Additional assigned texts are available on e-reserves accessible via links embedded in the syllabus below. You will need your Reed username and password to access these texts. Please bring a copy of the day’s reading assignment to class each day. The library has on reserve a limited number of the required books.
CONFERENCE ASSIGNMENTS
Humanities 110 is a yearlong course, and students are expected to remain in the same conference throughout the year. In cases of absolutely unresolvable schedule conflicts, students may petition for a change of conference time. Petitions (in the form of an email) should be addressed to the course Chair, Paul Hovda, including an explanation of the conflict and why it cannot be resolved. Students granted a change of conference time will be assigned to new sections based on available slots and the student’s schedule; requests to move into a particular conference generally cannot be honored.
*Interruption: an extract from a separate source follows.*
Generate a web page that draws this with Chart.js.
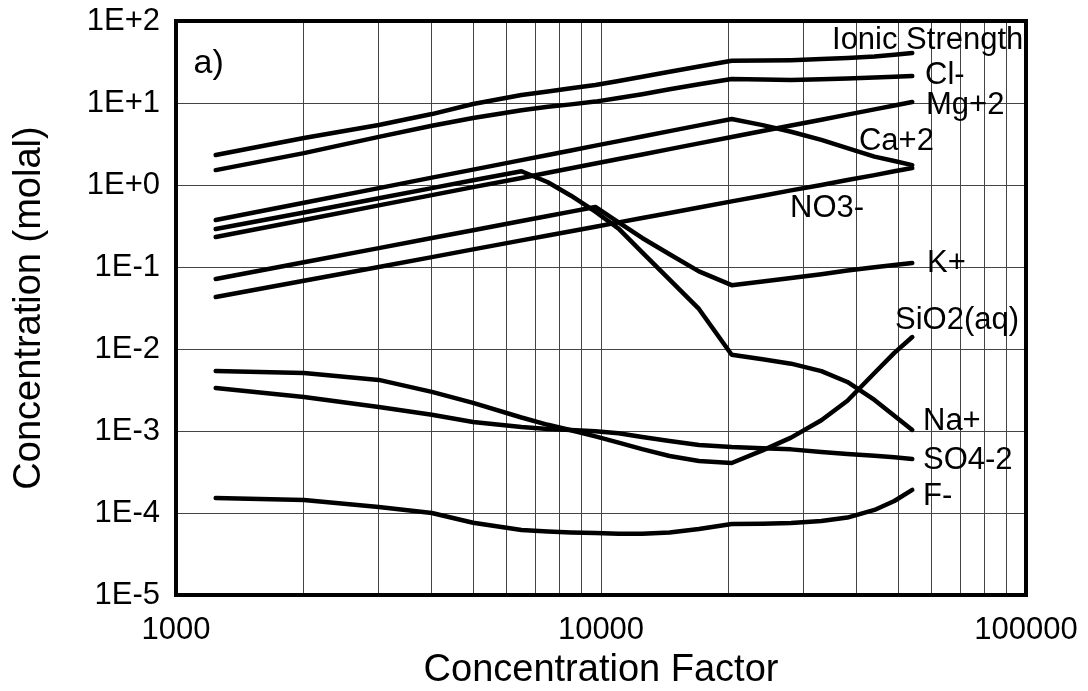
<!DOCTYPE html>
<html>
<head>
<meta charset="utf-8">
<title>Concentration vs Concentration Factor</title>
<script src="https://cdn.jsdelivr.net/npm/chart.js@4.4.1/dist/chart.umd.min.js"></script>
<style>
  html, body { margin: 0; padding: 0; background: #fff; }
  #wrap { width: 1088px; height: 691px; }
</style>
</head>
<body>
<div id="wrap"><canvas id="chart" width="1088" height="691"></canvas></div>
<script>
// concentration factor (x) shared by every curve
const cf = [1240, 2000, 3000, 4000, 5000, 6500, 7500, 8500, 9700, 11000, 12500,
            14500, 17000, 20300, 24000, 28000, 33000, 38000, 44000, 49000, 54000];

// concentrations, molal
const ionic = [2.32, 3.74, 5.40, 7.33, 9.73, 12.5, 13.8, 15.1, 16.6, 18.5, 20.9,
               24.0, 27.8, 32.7, 32.9, 33.3, 34.3, 35.3, 36.9, 38.7, 40.7];
const cl = [1.52, 2.45, 3.86, 5.27, 6.56, 8.18, 8.98, 9.62, 10.4, 11.5, 12.8,
            14.7, 16.9, 19.6, 19.4, 19.1, 19.5, 19.9, 20.4, 20.9, 21.3];
const mg = [0.232, 0.375, 0.564, 0.753, 0.942, 1.22, 1.41, 1.60, 1.83, 2.08, 2.36,
            2.74, 3.22, 3.85, 4.55, 5.31, 6.26, 7.21, 8.36, 9.31, 10.3];
const ca = [0.374, 0.608, 0.916, 1.23, 1.54, 2.01, 2.32, 2.64, 3.02, 3.43, 3.91,
            4.54, 5.34, 6.38, 5.37, 4.46, 3.55, 2.82, 2.22, 1.96, 1.75];
const no3 = [0.043, 0.068, 0.100, 0.132, 0.164, 0.211, 0.242, 0.273, 0.310, 0.350, 0.396,
             0.456, 0.532, 0.631, 0.740, 0.859, 1.00, 1.15, 1.32, 1.47, 1.61];
const k = [0.0715, 0.114, 0.170, 0.226, 0.281, 0.364, 0.419, 0.474, 0.54, 0.350, 0.226,
           0.143, 0.0885, 0.060, 0.0667, 0.0733, 0.0818, 0.0904, 0.0995, 0.106, 0.112];
const na = [0.290, 0.463, 0.690, 0.915, 1.14, 1.47, 1.08, 0.74, 0.472, 0.294, 0.151,
            0.070, 0.0308, 0.0085, 0.00748, 0.00662, 0.00537, 0.00396, 0.00239, 0.00153, 0.00103];
const sio2 = [5.4e-3, 5.1e-3, 4.2e-3, 3.0e-3, 2.2e-3, 1.46e-3, 1.19e-3, 1.02e-3, 8.6e-4, 7.2e-4, 6.0e-4,
              4.95e-4, 4.31e-4, 4.07e-4, 5.8e-4, 8.3e-4, 1.35e-3, 2.34e-3, 5.1e-3, 8.97e-3, 1.40e-2];
const so4 = [3.34e-3, 2.60e-3, 1.96e-3, 1.58e-3, 1.29e-3, 1.12e-3, 1.06e-3, 1.03e-3, 9.9e-4, 9.4e-4, 8.45e-4,
             7.55e-4, 6.75e-4, 6.38e-4, 6.17e-4, 5.97e-4, 5.56e-4, 5.25e-4, 5.0e-4, 4.77e-4, 4.56e-4];
const fl = [1.52e-4, 1.44e-4, 1.18e-4, 1.0e-4, 7.6e-5, 6.2e-5, 5.95e-5, 5.8e-5, 5.7e-5, 5.6e-5, 5.6e-5,
            5.8e-5, 6.38e-5, 7.35e-5, 7.4e-5, 7.55e-5, 7.98e-5, 8.8e-5, 1.09e-4, 1.40e-4, 1.91e-4];

// axis ticks
const xTicks = [1000, 10000, 100000];
const xTickLabels = ["1000", "10000", "100000"];
const yTicks = [1e-5, 1e-4, 1e-3, 1e-2, 1e-1, 1, 10, 100];
const yTickLabels = ["1E-5", "1E-4", "1E-3", "1E-2", "1E-1", "1E+0", "1E+1", "1E+2"];

// curve names, written beside the curves (anchor = left edge / middle, in data units)
const curveNames = ["Ionic Strength", "Cl-", "Mg+2", "Ca+2", "NO3-", "K+", "SiO2(aq)", "Na+", "SO4-2", "F-"];
const nameAnchors = [
  [34960, 58.6], [57870, 21.9], [58180, 9.45], [40460, 3.35], [27850, 0.524],
  [58480, 0.112], [49180, 0.0220], [57230, 1.29e-3], [57230, 4.43e-4], [57230, 1.61e-4]
];
const panelTag = "a)";
const panelAnchor = [1100, 29.9];

const FONT = '"Liberation Sans", Arial, Helvetica, sans-serif';

const series = [ionic, cl, mg, ca, no3, k, na, sio2, so4, fl];

function decadeGrid(lo, hi) {
  const t = [];
  for (let p = lo; p < hi; p *= 10) {
    for (let m = 1; m < 10; m++) t.push(m * p);
  }
  t.push(hi);
  return t;
}

const frameAndNames = {
  id: "frameAndNames",
  afterDraw(chart) {
    const { ctx, chartArea: a, scales } = chart;
    ctx.save();
    ctx.lineWidth = 4;
    ctx.strokeStyle = "#000";
    ctx.strokeRect(a.left, a.top, a.right - a.left, a.bottom - a.top);

    ctx.fillStyle = "#000";
    ctx.font = "31px " + FONT;
    ctx.textAlign = "left";
    ctx.textBaseline = "middle";
    curveNames.forEach((name, i) => {
      const px = scales.x.getPixelForValue(nameAnchors[i][0]);
      const py = scales.y.getPixelForValue(nameAnchors[i][1]);
      ctx.fillText(name, px, py);
    });

    ctx.font = "34px " + FONT;
    ctx.fillText(panelTag, scales.x.getPixelForValue(panelAnchor[0]), scales.y.getPixelForValue(panelAnchor[1]));
    ctx.restore();
  }
};

const ctx = document.getElementById("chart");

new Chart(ctx, {
  type: "line",
  data: {
    datasets: series.map(arr => ({
      data: cf.map((x, i) => ({ x: x, y: arr[i] })),
      borderColor: "#000",
      borderWidth: 4.5,
      borderCapStyle: "round",
      borderJoinStyle: "round",
      pointRadius: 0,
      tension: 0,
      fill: false
    }))
  },
  options: {
    responsive: false,
    animation: false,
    devicePixelRatio: 1,
    layout: { padding: { top: 21, right: 62, left: 0, bottom: 0 } },
    plugins: {
      legend: { display: false },
      tooltip: { enabled: false }
    },
    scales: {
      x: {
        type: "logarithmic",
        min: 1000,
        max: 100000,
        afterFit: s => { s.height = 96; s.paddingLeft = 0; s.paddingRight = 0; },
        afterBuildTicks: s => { s.ticks = decadeGrid(1000, 100000).map(v => ({ value: v })); },
        grid: { color: "#444", lineWidth: 1, drawTicks: false },
        border: { display: false },
        ticks: {
          autoSkip: false,
          maxRotation: 0,
          padding: 17,
          color: "#000",
          font: { family: FONT, size: 31 },
          callback: v => {
            const i = xTicks.indexOf(v);
            return i >= 0 ? xTickLabels[i] : "";
          }
        },
        title: {
          display: true,
          text: "Concentration Factor",
          color: "#000",
          font: { family: FONT, size: 38, lineHeight: 1 },
          padding: { top: 0, bottom: 1 }
        }
      },
      y: {
        type: "logarithmic",
        min: 1e-5,
        max: 100,
        afterFit: s => { s.width = 176; s.paddingTop = 0; s.paddingBottom = 0; },
        afterBuildTicks: s => { s.ticks = yTicks.map(v => ({ value: v })); },
        grid: { color: "#444", lineWidth: 1, drawTicks: false },
        border: { display: false },
        ticks: {
          autoSkip: false,
          padding: 16,
          color: "#000",
          font: { family: FONT, size: 31 },
          callback: v => {
            const i = yTicks.indexOf(v);
            return i >= 0 ? yTickLabels[i] : "";
          }
        },
        title: {
          display: true,
          text: "Concentration (molal)",
          color: "#000",
          font: { family: FONT, size: 38, lineHeight: 1 },
          padding: { top: 11, bottom: 0 }
        }
      }
    }
  },
  plugins: [frameAndNames]
});
</script>
</body>
</html>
PAPERS AND WRITING ASSIGNMENTS
Four course-wide papers will be assigned in the fall semester, due at the times designated on the syllabus. Individual conference leaders may assign additional writing. If the due date for an assignment conflicts with a religious holiday or obligation that you wish to observe, please consult with your conference leader.
DISABILITY ACCOMMODATIONS
If you have a documented disability requiring accommodations, please contact Disability Support Services. Notifications of accommodations on exams, papers, other writing assignments, or conferences should be directed to your conference leader. Notifications of accommodations regarding lectures can be directed to the chair of the course, Paul Hovda. You are advised to consult with your conference leader about how your accommodations might apply to specific assignments or circumstances in this course.
RESOURCES FOR SUPPORT
Your conference leader is your first line of support for any questions you have about the course. Please also be sure to explore the Hum 110 website for additional information. The Introduction and Resources entries on the lecture schedule provides brief introductions to upcoming readings and suggestions for how to approach them. The Writing in Hum 110 page provides tips on the writing process.
The Writing Center is a particularly valuable resources for Hum 110 students working on papers. You can get help with all stages of the writing process from peer tutors at the Writing Center. The schedule of the writing drop-in tutoring is available on the academic support website. Extra tutoring help will be available in the weeks leading up to paper due dates.
For additional information about support resources available to you on the Reed campus, please see Student Life’s Key Support Resources for Students.